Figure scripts
=====
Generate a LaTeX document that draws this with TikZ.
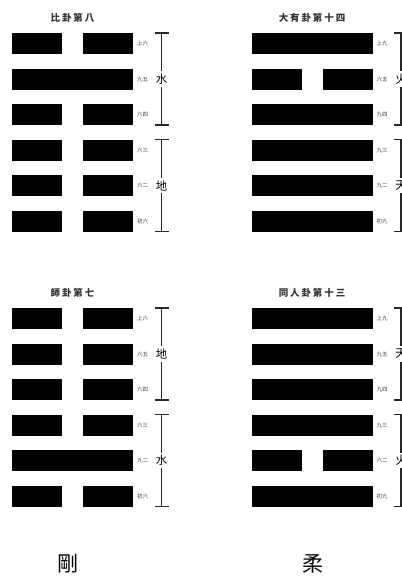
\documentclass[tikz,border=0pt]{standalone}
\usepackage{fontspec}
\newfontfamily\cjk{Noto Sans CJK TC}
\newfontfamily\cjkt[LetterSpace=20]{Noto Sans CJK TC}
\tikzset{
  bar/.style={fill=black},
  titlelab/.style={font=\cjkt\bfseries\fontsize{9.5}{10}\selectfont, inner sep=0pt, text=black!80},
  linelab/.style={font=\cjk\fontsize{5.5}{5.5}\selectfont, inner sep=0pt, text=black!75, anchor=west},
  trilab/.style={font=\cjk\fontsize{11.5}{12}\selectfont, inner sep=2.5pt},
  brk/.style={line width=1.2pt, black!85},
  biglab/.style={font=\cjk\fontsize{21}{22}\selectfont, inner sep=0pt}
}
% #1 name, #2 x0, #3 y0, #4 title, #5 list type/label, #6 upper, #7 lower
\newcommand\myhexagram[7]{%
  \node[titlelab] (#1-title) at (#2+60.5,#3-15) {#4};
  \foreach \t/\l [count=\i from 0] in {#5} {
    \pgfmathsetmacro\yy{#3+\i*35.5}
    \ifnum\t=1
      \fill[bar] (#2,\yy) rectangle ++(121,21);
    \else
      \fill[bar] (#2,\yy) rectangle ++(50,21);
      \fill[bar] (#2+71,\yy) rectangle ++(50,21);
    \fi
    \node[linelab] (#1-l\i) at (#2+125,\yy+10.5) {\l};
  }
  \node[trilab] (#1-up) at (#2+149.5,#3+46) {#6};
  \coordinate (#1-ut) at (#2+149.5,#3);
  \coordinate (#1-ub) at (#2+149.5,#3+92);
  \draw[brk] ([xshift=-7pt]#1-ut) -- ([xshift=7pt]#1-ut);
  \draw[brk] (#1-ut) -- (#1-up.north);
  \draw[brk] (#1-up.south) -- (#1-ub);
  \draw[brk] ([xshift=-7pt]#1-ub) -- ([xshift=7pt]#1-ub);
  \node[trilab] (#1-lo) at (#2+149.5,#3+152.5) {#7};
  \coordinate (#1-lt) at (#2+149.5,#3+106.5);
  \coordinate (#1-lb) at (#2+149.5,#3+198.5);
  \draw[brk] ([xshift=-7pt]#1-lt) -- ([xshift=7pt]#1-lt);
  \draw[brk] (#1-lt) -- (#1-lo.north);
  \draw[brk] (#1-lo.south) -- (#1-lb);
  \draw[brk] ([xshift=-7pt]#1-lb) -- ([xshift=7pt]#1-lb);
}
\begin{document}
\begin{tikzpicture}[x=1pt,y=-1pt]
\useasboundingbox (0,0) rectangle (402,579);
\myhexagram{bi}{12}{33}{比卦第八}{0/上六,1/九五,0/六四,0/六三,0/六二,0/初六}{水}{地}
\myhexagram{dy}{251.5}{33}{大有卦第十四}{1/上九,0/六五,1/九四,1/九三,1/九二,1/初九}{火}{天}
\myhexagram{shi}{12}{308}{師卦第七}{0/上六,0/六五,0/六四,0/六三,1/九二,0/初六}{地}{水}
\myhexagram{tr}{251.5}{308}{同人卦第十三}{1/上九,1/九五,1/九四,1/九三,0/六二,1/初九}{天}{火}
\node[biglab] (gang) at (68,564) {剛};
\node[biglab] (rou) at (313,564) {柔};
\end{tikzpicture}
\end{document}
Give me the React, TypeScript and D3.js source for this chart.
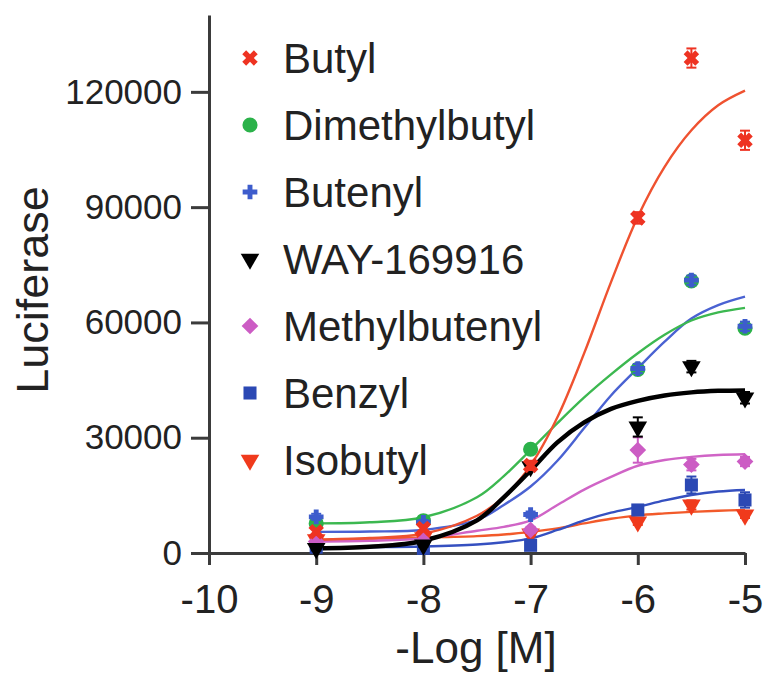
import React, { useRef, useEffect } from "react";
import * as d3 from "d3";

// concentrations (-log M) where the wells were measured
const doseX = [-9, -8, -7, -6, -5.5, -5];
const curveX = [-9, -8.5, -8, -7.5, -7.25, -7, -6.75, -6.5, -6.25, -6, -5.75, -5.5, -5.25, -5];

const seriesNames = ["Butyl", "Dimethylbutyl", "Butenyl", "WAY-169916", "Methylbutenyl", "Benzyl", "Isobutyl"];

const butylPts = [5500, 6400, 22800, 87200, 128800, 107400];
const butylErr = [800, 800, 1200, 1500, 2500, 2500];
const butylFit = [3500, 3900, 5000, 9700, 14600, 22800, 35300, 52000, 70500, 87500, 100500, 110000, 116500, 120300];

const dimethylPts = [7700, 8400, 27000, 47800, 70800, 58500];
const dimethylErr = [600, 600, 1000, 1200, 1200, 1200];
const dimethylFit = [7700, 8000, 9300, 14500, 20000, 26800, 33800, 40500, 46500, 52000, 56800, 60500, 62600, 63800];

const butenylPts = [9400, 8000, 10000, 48000, 71000, 59000];
const butenylErr = [800, 600, 800, 1200, 1200, 1200];
const butenylFit = [5500, 5600, 6000, 8600, 12500, 17300, 24000, 32500, 41000, 48100, 55000, 61000, 64500, 66700];

const wayPts = [1200, 2100, 22500, 32800, 48500, 40400];
const wayErr = [500, 500, 1000, 2500, 1500, 1500];
const wayFit = [1200, 1600, 3200, 8500, 14500, 21500, 28800, 34000, 37500, 39600, 41000, 41800, 42200, 42300];

const methylPts = [3000, 3200, 6000, 26800, 23000, 23800];
const methylErr = [500, 500, 800, 3300, 1500, 1200];
const methylFit = [3000, 3200, 3800, 5800, 6800, 8500, 12500, 16500, 19800, 22700, 24200, 25000, 25500, 25700];

const benzylPts = [1500, 1200, 2000, 11200, 17700, 13800];
const benzylErr = [400, 400, 500, 1200, 2200, 2000];
const benzylFit = [1400, 1500, 1700, 2200, 2800, 3800, 6000, 8500, 10500, 12000, 13700, 15100, 16000, 16400];

const isoPts = [3500, 4000, 5000, 8100, 12500, 9900];
const isoErr = [400, 400, 500, 800, 1200, 800];
const isoFit = [3400, 3700, 4000, 4400, 4800, 5500, 6400, 7700, 8900, 9800, 10300, 10700, 11000, 11200];

const yTicks = [0, 30000, 60000, 90000, 120000];
const xTicks = [-10, -9, -8, -7, -6, -5];

const FONT = '"Liberation Sans", Arial, sans-serif';

const App = () => {
  const chartRef = useRef<SVGSVGElement>(null);

  useEffect(() => {
    const svg = d3.select(chartRef.current);
    svg.selectAll("*").remove();

    const x = d3.scaleLinear().domain([-10, -5]).range([209, 745]);
    const y = d3.scaleLinear().domain([0, 140000]).range([553, 15]);

    const series = [
      { name: seriesNames[0], pts: butylPts, err: butylErr, fit: butylFit, color: "#ee3322", line: "#ef5230", shape: "x" },
      { name: seriesNames[1], pts: dimethylPts, err: dimethylErr, fit: dimethylFit, color: "#2bb24a", line: "#3cb850", shape: "circle" },
      { name: seriesNames[2], pts: butenylPts, err: butenylErr, fit: butenylFit, color: "#3d5ccc", line: "#4a62d2", shape: "plus" },
      { name: seriesNames[3], pts: wayPts, err: wayErr, fit: wayFit, color: "#000000", line: "#000000", shape: "tri" },
      { name: seriesNames[4], pts: methylPts, err: methylErr, fit: methylFit, color: "#cc5cc4", line: "#d064c6", shape: "diamond" },
      { name: seriesNames[5], pts: benzylPts, err: benzylErr, fit: benzylFit, color: "#2b48b4", line: "#3550c0", shape: "square" },
      { name: seriesNames[6], pts: isoPts, err: isoErr, fit: isoFit, color: "#f03a1c", line: "#f25a2a", shape: "tri" },
    ];

    const symbolPath = (shape) => {
      if (shape === "x") return d3.symbol(d3.symbolCross, 150)();
      if (shape === "plus") return d3.symbol(d3.symbolCross, 120)();
      if (shape === "circle") return d3.symbol(d3.symbolCircle, 180)();
      if (shape === "square") return d3.symbol(d3.symbolSquare, 170)();
      if (shape === "diamond") return d3.symbol(d3.symbolSquare, 140)();
      return d3.symbol(d3.symbolTriangle, 150)();
    };
    const symbolRot = (shape) => (shape === "x" || shape === "diamond" ? 45 : shape === "tri" ? 180 : 0);
    const fmt = (d) => String(d);

    // axes
    const yAxis = svg
      .append("g")
      .attr("transform", `translate(${x(-10)},0)`)
      .call(d3.axisLeft(y).tickValues(yTicks).tickSize(18).tickSizeOuter(0).tickPadding(9).tickFormat(fmt));
    const xAxis = svg
      .append("g")
      .attr("transform", `translate(0,${y(0)})`)
      .call(d3.axisBottom(x).tickValues(xTicks).tickSize(12).tickSizeOuter(0).tickPadding(20).tickFormat(fmt));

    [yAxis, xAxis].forEach((a) => {
      a.select(".domain").attr("stroke", "#3b3b3b").attr("stroke-width", 3);
      a.selectAll(".tick line").attr("stroke", "#3b3b3b").attr("stroke-width", 3);
      a.selectAll(".tick text").attr("fill", "#222").style("font-family", FONT);
    });
    yAxis.selectAll(".tick text").style("font-size", "35px");
    xAxis.selectAll(".tick text").style("font-size", "40px");

    svg
      .append("text")
      .attr("transform", `translate(48,290) rotate(-90)`)
      .attr("text-anchor", "middle")
      .attr("fill", "#222")
      .style("font-family", FONT)
      .style("font-size", "45px")
      .text("Luciferase");

    svg
      .append("text")
      .attr("x", 476)
      .attr("y", 663)
      .attr("text-anchor", "middle")
      .attr("fill", "#222")
      .style("font-family", FONT)
      .style("font-size", "44px")
      .text("-Log [M]");

    // fitted curves
    const line = d3
      .line()
      .x((d) => x(d[0]))
      .y((d) => y(d[1]))
      .curve(d3.curveCatmullRom.alpha(0.5));

    const curveOrder = [6, 5, 4, 2, 1, 0, 3];
    curveOrder.forEach((i) => {
      const s = series[i];
      svg
        .append("path")
        .attr("d", line(curveX.map((cx, j) => [cx, s.fit[j]])))
        .attr("fill", "none")
        .attr("stroke", s.line)
        .attr("stroke-width", i === 3 ? 4.5 : 2.4);
    });

    // points + error bars
    const pointOrder = [1, 6, 5, 4, 2, 3, 0];
    pointOrder.forEach((i) => {
      const s = series[i];
      const g = svg.append("g");
      s.pts.forEach((v, j) => {
        const px = x(doseX[j]);
        const top = y(v + s.err[j]);
        const bot = y(v - s.err[j]);
        g.append("line").attr("x1", px).attr("x2", px).attr("y1", top).attr("y2", bot).attr("stroke", s.color).attr("stroke-width", 2);
        [top, bot].forEach((cy) =>
          g.append("line").attr("x1", px - 5).attr("x2", px + 5).attr("y1", cy).attr("y2", cy).attr("stroke", s.color).attr("stroke-width", 2)
        );
        g.append("path")
          .attr("d", symbolPath(s.shape))
          .attr("transform", `translate(${px},${y(v)}) rotate(${symbolRot(s.shape)})`)
          .attr("fill", s.color);
      });
    });

    // legend
    const legend = svg.append("g");
    series.forEach((s, i) => {
      const ly = 58 + i * 67;
      legend
        .append("path")
        .attr("d", symbolPath(s.shape))
        .attr("transform", `translate(250,${ly}) rotate(${symbolRot(s.shape)})`)
        .attr("fill", s.color);
      legend
        .append("text")
        .attr("x", 283)
        .attr("y", ly + 15)
        .attr("fill", "#222")
        .style("font-family", FONT)
        .style("font-size", "42px")
        .text(s.name);
    });
  }, []);

  return (
    <svg
      ref={chartRef}
      width={766}
      height={677}
      style={{ position: "absolute", left: 0, top: 0, background: "#fff" }}
    ></svg>
  );
};

export default App;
=====
• _PROMPT_
Copy nothing but the lines above that run from the one with "Give me the" to the one with "import * as", ends included; pictures stay out.

• _RESULT FOR THIS TASK_
Give me the React, TypeScript and D3.js source for this chart.
import React, { useRef, useEffect } from "react";
import * as d3 from "d3";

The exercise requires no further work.